■ Aim of the exercise ■
Your output is the lines from the first one to the one containing "const positive = [3, 5, 5, 5, 4, 3, 5, 4];", repeated exactly, with images left out.

* BEGIN Dataset *

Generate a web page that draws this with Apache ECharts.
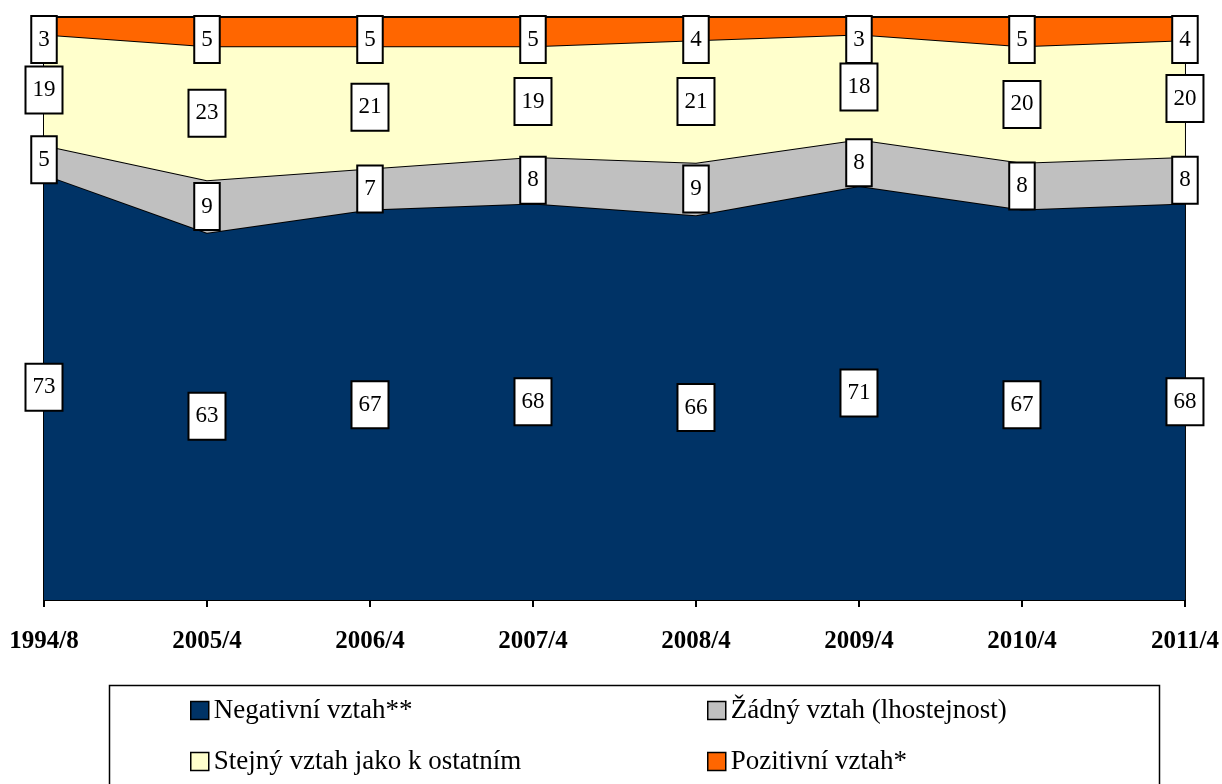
<!DOCTYPE html>
<html>
<head>
<meta charset="utf-8">
<script src="https://cdn.jsdelivr.net/npm/echarts@6/dist/echarts.min.js"></script>
<style>
  html, body { margin: 0; padding: 0; background: #fff; }
  #chart { width: 1222px; height: 784px; }
</style>
</head>
<body>
<div id="chart"></div>
<script>
// survey waves
const categories = ["1994/8", "2005/4", "2006/4", "2007/4", "2008/4", "2009/4", "2010/4", "2011/4"];

// percentages, bottom to top
const negative = [73, 63, 67, 68, 66, 71, 67, 68];
const indifferent = [5, 9, 7, 8, 9, 8, 8, 8];
const same = [19, 23, 21, 19, 21, 18, 20, 20];
const positive = [3, 5, 5, 5, 4, 3, 5, 4];

const names = ["Negativní vztah**", "Žádný vztah (lhostejnost)", "Stejný vztah jako k ostatním", "Pozitivní vztah*"];
const colors = ["#003366", "#C0C0C0", "#FFFFCC", "#FF6600"];
const layers = [negative, indifferent, same, positive];

const serif = '"Liberation Serif", "Times New Roman", serif';

var chart = echarts.init(document.getElementById("chart"));

var areaSeries = layers.map(function (vals, k) {
  return {
    name: names[k],
    type: "line",
    stack: "total",
    data: vals,
    showSymbol: false,
    symbol: "none",
    lineStyle: { color: "#000", width: 2 },
    areaStyle: { color: colors[k], opacity: 1 },
    itemStyle: { color: colors[k], borderColor: "#000", borderWidth: 1.5 },
    z: 2 + k
  };
});

// value labels sit in the middle of each band (top band hangs from the top edge)
var labelBox = {
  show: true,
  color: "#000",
  opacity: 1,
  fontFamily: serif,
  fontSize: 23,
  backgroundColor: "#fff",
  borderColor: "#000",
  borderWidth: 2,
  padding: [11, 6],
  formatter: function (p) { return p.data[2]; }
};

var labelSeries = layers.map(function (vals, k) {
  var isTop = k === layers.length - 1;
  var pts = vals.map(function (v, i) {
    var base = 0;
    for (var j = 0; j < k; j++) base += layers[j][i];
    return [i, isTop ? base + v : base + v / 2, v];
  });
  return {
    type: "scatter",
    data: pts,
    symbolSize: 0,
    silent: true,
    z: 10,
    itemStyle: { opacity: 1 },
    emphasis: { disabled: true },
    label: Object.assign({}, labelBox, {
      position: isTop ? "bottom" : "inside",
      distance: 0
    })
  };
});

var legendText = { fontFamily: serif, fontSize: 27, color: "#000" };

chart.setOption({
  animation: false,
  grid: {
    left: 44,
    right: 37,
    top: 17,
    bottom: 184,
    show: true,
    borderColor: "#000",
    borderWidth: 2,
    backgroundColor: "transparent"
  },
  xAxis: {
    type: "category",
    data: categories,
    boundaryGap: false,
    axisLine: { lineStyle: { color: "#000", width: 2 } },
    axisTick: { show: true, length: 7, lineStyle: { color: "#000", width: 2 } },
    axisLabel: {
      color: "#000",
      fontFamily: serif,
      fontWeight: "bold",
      fontSize: 25,
      margin: 29,
      interval: 0
    },
    splitLine: { show: false }
  },
  yAxis: {
    type: "value",
    min: 0,
    max: 100,
    show: false
  },
  legend: [
    {
      data: [names[0], names[2]],
      orient: "vertical",
      left: 185,
      top: 692,
      icon: "rect",
      itemWidth: 18,
      itemHeight: 18,
      itemGap: 24,
      textStyle: legendText,
      itemStyle: { borderColor: "#000", borderWidth: 1.5 }
    },
    {
      data: [names[1], names[3]],
      orient: "vertical",
      left: 702,
      top: 692,
      icon: "rect",
      itemWidth: 18,
      itemHeight: 18,
      itemGap: 24,
      textStyle: legendText,
      itemStyle: { borderColor: "#000", borderWidth: 1.5 }
    }
  ],
  graphic: [
    {
      type: "rect",
      left: 107,
      top: 683,
      shape: { width: 1050, height: 120 },
      style: { fill: "none", stroke: "#000", lineWidth: 1.5 },
      silent: true
    }
  ],
  series: areaSeries.concat(labelSeries)
});
</script>
</body>
</html>
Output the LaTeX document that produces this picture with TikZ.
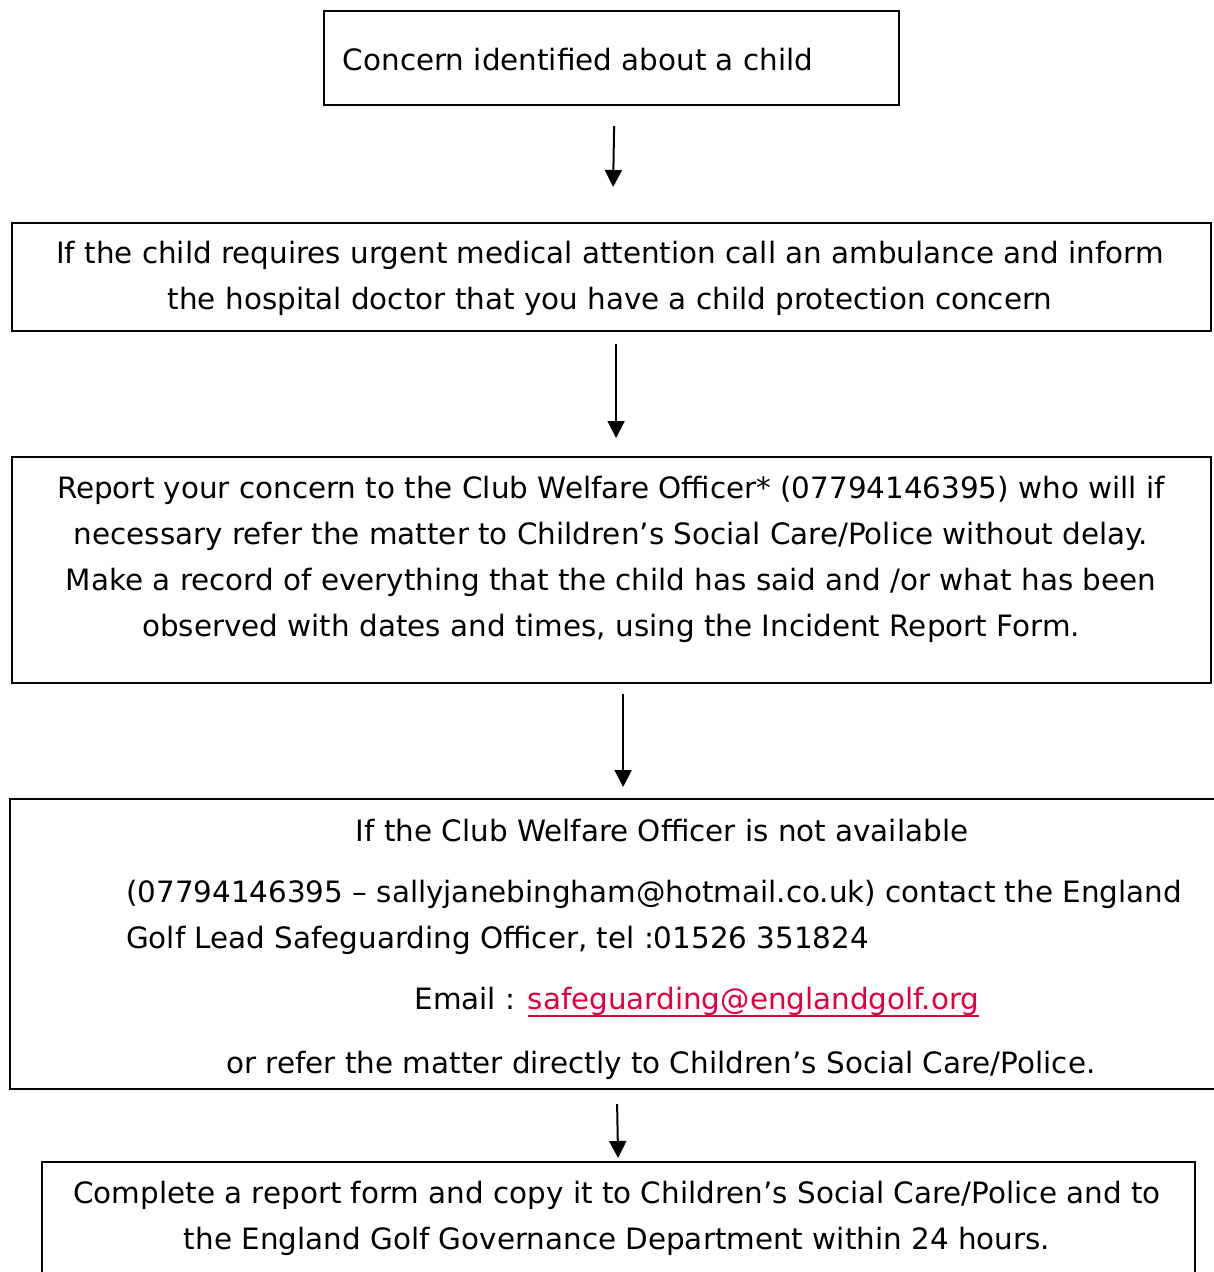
\documentclass[tikz,border=0pt]{standalone}
\usepackage{fontspec}
\setmainfont{DejaVu Sans}
\usetikzlibrary{arrows.meta, calc}
\definecolor{linkred}{HTML}{E2003C}
\newcommand{\linkline}[1]{\setbox0=\hbox{#1}\rlap{\rule[-7pt]{\wd0}{2pt}}\box0}

\begin{document}
\begin{tikzpicture}[x=1pt, y=-1pt,
    frame/.style={draw, line width=2.2pt, inner sep=0pt, anchor=north west},
    txt/.style={inner sep=0pt, align=center, font=\fontsize{29.4}{46}\selectfont},
    arr/.style={-{Triangle[length=17pt, width=17pt]}, line width=2pt}
  ]
    \useasboundingbox (0,0) rectangle (1214,1272);

    % boxes
    \node[frame, minimum width=575pt, minimum height=94pt] (concern) at (323,10) {};
    \node[frame, minimum width=1199pt, minimum height=108pt] (urgent) at (11,222) {};
    \node[frame, minimum width=1199pt, minimum height=226pt] (report) at (11,456) {};
    \node[frame, minimum width=1223pt, minimum height=290pt] (unavail) at (9,798) {};
    \node[frame, minimum width=1153pt, minimum height=130pt] (complete) at (41,1161) {};

    % texts
    \node[txt] (concernT) at (578,60) {Concern identified about a child};
    \node[txt] (urgentT) at (610,278)
      {If the child requires urgent medical attention call an ambulance and inform\\
       the hospital doctor that you have a child protection concern};
    \node[txt] (reportT) at (611,559)
      {Report your concern to the Club Welfare Officer* (07794146395) who will if\\
       necessary refer the matter to Children’s Social Care/Police without delay.\\
       Make a record of everything that the child has said and /or what has been\\
       observed with dates and times, using the Incident Report Form.};
    \node[txt] (unavailT) at (662,831) {If the Club Welfare Officer is not available};
    \node[txt, align=left, anchor=west] (contactT) at (126,917)
      {(07794146395 – sallyjanebingham@hotmail.co.uk) contact the England\\
       Golf Lead Safeguarding Officer, tel :01526 351824};
    \node[txt] (emailT) at (697,1002)
      {Email : \textcolor{linkred}{\linkline{safeguarding@englandgolf.org}}};
    \node[txt] (referT) at (661,1065)
      {or refer the matter directly to Children’s Social Care/Police.};
    \node[txt] (completeT) at (617,1218)
      {Complete a report form and copy it to Children’s Social Care/Police and to\\
       the England Golf Governance Department within 24 hours.};

    % arrows
    \draw[arr] ([xshift=2.5pt, yshift=-20pt]concern.south) -- ([xshift=1.5pt, yshift=35pt]urgent.north);
    \draw[arr] ([xshift=4.5pt, yshift=-12pt]urgent.south) -- ([xshift=4.5pt, yshift=18pt]report.north);
    \draw[arr] ([xshift=11.5pt, yshift=-10pt]report.south) -- ([xshift=1.5pt, yshift=11pt]unavail.north);
    \draw[arr] ([xshift=-4.5pt, yshift=-14pt]unavail.south) -- ([xshift=-0.5pt, yshift=3pt]complete.north);
\end{tikzpicture}
\end{document}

* END Dataset *

■ Solution for this task ■
Generate a web page that draws this with Apache ECharts.
<!DOCTYPE html>
<html>
<head>
<meta charset="utf-8">
<script src="https://cdn.jsdelivr.net/npm/echarts@6/dist/echarts.min.js"></script>
<style>
  html, body { margin: 0; padding: 0; background: #fff; }
  #chart { width: 1222px; height: 784px; }
</style>
</head>
<body>
<div id="chart"></div>
<script>
// survey waves
const categories = ["1994/8", "2005/4", "2006/4", "2007/4", "2008/4", "2009/4", "2010/4", "2011/4"];

// percentages, bottom to top
const negative = [73, 63, 67, 68, 66, 71, 67, 68];
const indifferent = [5, 9, 7, 8, 9, 8, 8, 8];
const same = [19, 23, 21, 19, 21, 18, 20, 20];
const positive = [3, 5, 5, 5, 4, 3, 5, 4];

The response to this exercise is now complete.